A novel method for 3D printing micro-sized robot fish may help realise a new generation of advanced microrobots. The process, developed by researchers in the US, uses a photosensitive polymer with added nanoparticles to provide functionality.
There are a number of ways of manufacturing micro-sized robots able to propel themselves through liquids. However, such approaches have typically been limited to constructing simple designs from uniform materials, which restricts the tasks such robots can perform.
In the current study, researchers from the University of California San Diego, US, report a simple method for creating more complicated micro-robots via ‘microscale continuous optical printing’ – to create the robots layer-by-layer from a photosensitive hydrogel of polyethylene glycol diacrylate (W. Zhu et al, doi: 10.1002/adma.201501372). When exposed to UV light, projected in the desired pattern by millions of independently-controlled micro-mirrors, each 100nm-thick layer is individually solidified from the gel.
The printing process is extremely rapid, producing an array of hundreds of microfish in seconds, and requires no harsh chemicals. Further, as the printing is based on a digital template, the micro-robot’s shapes can easily be adjusted to provide different configurations. In this study, for example, the researchers created robots shaped like various fish, sharks and manta rays.
‘We have developed an entirely new method to engineer nature-inspired microscopic swimmers that have complex geometric structures and are smaller than the width of a human hair,’ says paper author Wei Zhu: ‘We can easily integrate different functions inside these tiny robotic swimmers for a broad spectrum of applications.’
This functionality comes from the addition of nanoparticles to each micro-robot during fabrication. As a demonstration, the researchers printed fish-shaped microrobots with three types of functional nanoparticles. Platinum nanoparticles were embedded in the tail of each microfish to provide propulsion – through a chemical reaction – when the microfish were placed in a solution of hydrogen peroxide. Iron oxide nanoparticles in the head of each robot allowed the researchers to guide them in particular directions by applying a magnetic field. Finally, polydiacetylene nanoparticles – which fluoresce when they capture harmful, pore-forming toxins – gave the microfish toxin-sensing and removal capabilities.

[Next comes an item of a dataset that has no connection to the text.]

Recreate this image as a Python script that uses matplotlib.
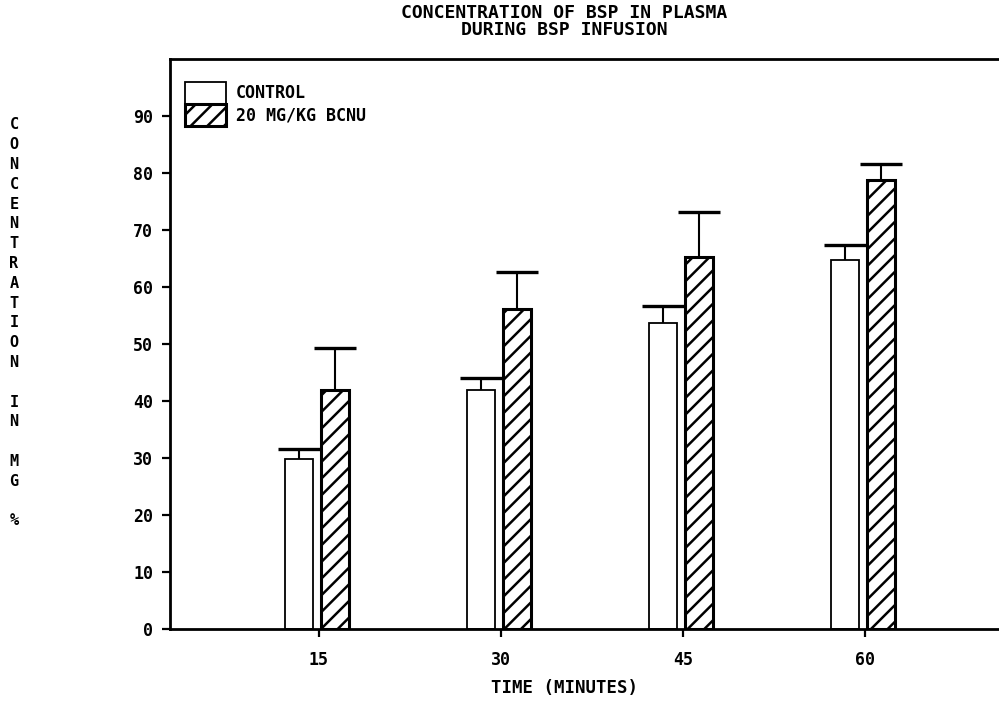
import numpy as np
import matplotlib
matplotlib.use("Agg")
import matplotlib.pyplot as plt

# values (mg %), error bars drawn upward only
times = ["15", "30", "45", "60"]
control = [29.9, 42.0, 53.7, 64.7]
control_err = [1.6, 2.1, 2.9, 2.6]
bcnu = [42.0, 56.1, 65.2, 78.8]
bcnu_err = [7.3, 6.5, 7.9, 2.7]
yticks = [0, 10, 20, 30, 40, 50, 60, 70, 80, 90]

FONT = "DejaVu Sans Mono"
plt.rcParams["font.family"] = FONT
plt.rcParams["font.weight"] = "bold"
plt.rcParams["hatch.linewidth"] = 1.8

fig = plt.figure(figsize=(9.99, 7.16), dpi=100)
ax = fig.add_axes([0.170, 0.1215, 0.830, 0.7961])

x = np.arange(len(times))
w = 0.157
xc = x - 0.11
xb = x + 0.088

ax.bar(xc, control, w, color="white", edgecolor="black", lw=1.3,
       label="CONTROL", zorder=2)
ax.bar(xb, bcnu, w, color="white", edgecolor="black", lw=2.2, hatch="//",
       label="20 MG/KG BCNU", zorder=2)

zeros = [0] * len(times)
for xs, ys, es in [(xc, control, control_err), (xb, bcnu, bcnu_err)]:
    eb = ax.errorbar(xs, ys, yerr=[zeros, es], fmt="none", ecolor="black",
                     elinewidth=1.5, capsize=15, capthick=2.4, zorder=3)
    eb.lines[1][0].set_visible(False)   # only the upper cap

ax.set_xlim(-0.819, 3.736)
ax.set_ylim(0, 100)
ax.set_xticks(x)
ax.set_xticklabels(times)
ax.set_yticks(yticks)
ax.set_yticklabels([str(v) for v in yticks])

for s in ["left", "bottom", "top"]:
    ax.spines[s].set_linewidth(2.0)
ax.spines["right"].set_visible(False)
ax.tick_params(axis="both", direction="out", length=6, width=1.6,
               labelsize=12, colors="black")
ax.tick_params(axis="y", pad=6)
ax.tick_params(axis="x", pad=10)
for lab in ax.get_xticklabels() + ax.get_yticklabels():
    lab.set_fontweight("bold")

leg = ax.legend(loc="upper left", bbox_to_anchor=(0.0, 0.986), frameon=False,
                fontsize=12, handlelength=2.46, handleheight=1.65,
                labelspacing=0.0, handletextpad=0.6, borderaxespad=0.5)
for t in leg.get_texts():
    t.set_fontweight("bold")

fig.text(0.565, 0.994, "CONCENTRATION OF BSP IN PLASMA\nDURING BSP INFUSION",
         ha="center", va="top", fontsize=13, fontweight="bold",
         linespacing=0.9)
fig.text(0.565, 0.039, "TIME (MINUTES)", ha="center", va="center",
         fontsize=12.5, fontweight="bold")

ylab = "CONCENTRATION IN MG %"
fig.text(0.014, 0.549, "\n".join(ylab), ha="center", va="center",
         fontsize=11, fontweight="bold", linespacing=1.4)

fig.savefig("out.png", dpi=100)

By altering the nanoparticles added, the researchers say, the robots could also be tailored for a variety of different tasks – including remote drug delivery, detoxification and in vivo sensing.
‘This is a potentially ground-breaking technology,’ comments Dave Cappelleri, a mechanical engineer from Purdue University, US. ‘Being able to 3D print targeted materials and functionality at the micro-scale, as is done here, opens up many possibilities in the microrobot design community.’
‘It is exciting to see the high degree of functionalisation,’ agrees Eric Diller, a micro-robotics expert from the University of Toronto. However, at such small scales, fish shapes are not ideal for chemically-propelled locomotion, he notes. ‘I suspect that a simple block shape would perform just as well.’